Figure 3. Points of Automation in DataOps Build-Test-Release Cycles
Looking first at the CI/CD cycle for data science and analytics we can see that:.
- The build activities occur as sprints where models (and reports, dashboards, scorecards, etc.) are built and trained. Unit testing and user testing are integral parts of each sprint and depend on test automation to achieve comprehensive testing at high speed.
- At conclusion of a series of sprints, integration testing may be needed to ensure that all of the software components from build activities work well together. Again, test automation is needed.
- Pre-deployment testing is performed to confirm that the models are ready to deploy and deliver operational value, and to provide a basis for post-deployment comparison. Where earlier stages of testing—unit, user, and integration—focus on building things right, pre-deployment testing focuses on deploying the right things. Pre-deployment testing may also include regression testing when preparing to deploy revisions to a previously deployed model. Test automation fills an essential role when preparing to deploy.
- Release occurs at the deploy step where models are promoted from development to production. Deployment automation supports the practices of source code management, versioning, and revision tracking that are important release disciplines.
- Post-deployment testing is performed to confirm that the model functions in the production environment in exactly the same way that it does in development and test environments, affirming that environmental factors have not influenced software behavior. Once again, test automation fills an important role.
- Model execution in the operational environment is supported by model orchestration technology that automates configuration, coordination, and management of the computing environment in which models are executed.
The CI/CD cycle for data pipelines follows a pattern highly to that for analytic models:
- Build occurs as a series of sprints that include unit and user testing. Test automation helps to achieve fast but complete testing.
- Integration testing ensures that all pipeline components work well together. Test automation supports comprehensive testing at high speed.
- Pre-deployment testing is performed to confirm that the pipelines are ready to deploy and deliver the data needed by consuming applications. Pre-deployment tests also provide a basis for post-deployment comparison.
- Release occurs when pipelines are deployed and promoted from development to production. Deployment automation supports the practices of source code management, versioning, and revision tracking that are important release disciplines.

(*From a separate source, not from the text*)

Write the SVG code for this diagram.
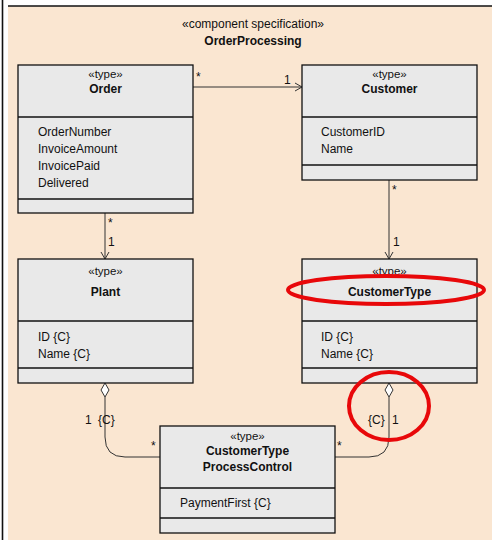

- Post-deployment testing confirms that the pipeline functions in the production environment exactly as it does in development and test environments, assuring that environmental factors do not change software behavior—another use case for test automation.
- Pipeline orchestration technology supports pipeline execution in the operational environment to automate configuration, coordination, and management of the computing environment.
DataOps Is Strategic
Evolving practices and processes for data pipeline development and deployment, analytic model development and deployment, and operation of pipelines and models should be part of your data strategy The real payback comes by evolving your data and analytic culture to one where data is delivered quickly and reliably and where the knowledge needs of business managers are routinely satisfied with the right data and models at the right speed. Remember that the demand for data and analytics will continue to grow and that development, deployment, and operation without automation will not scale to meet the demand.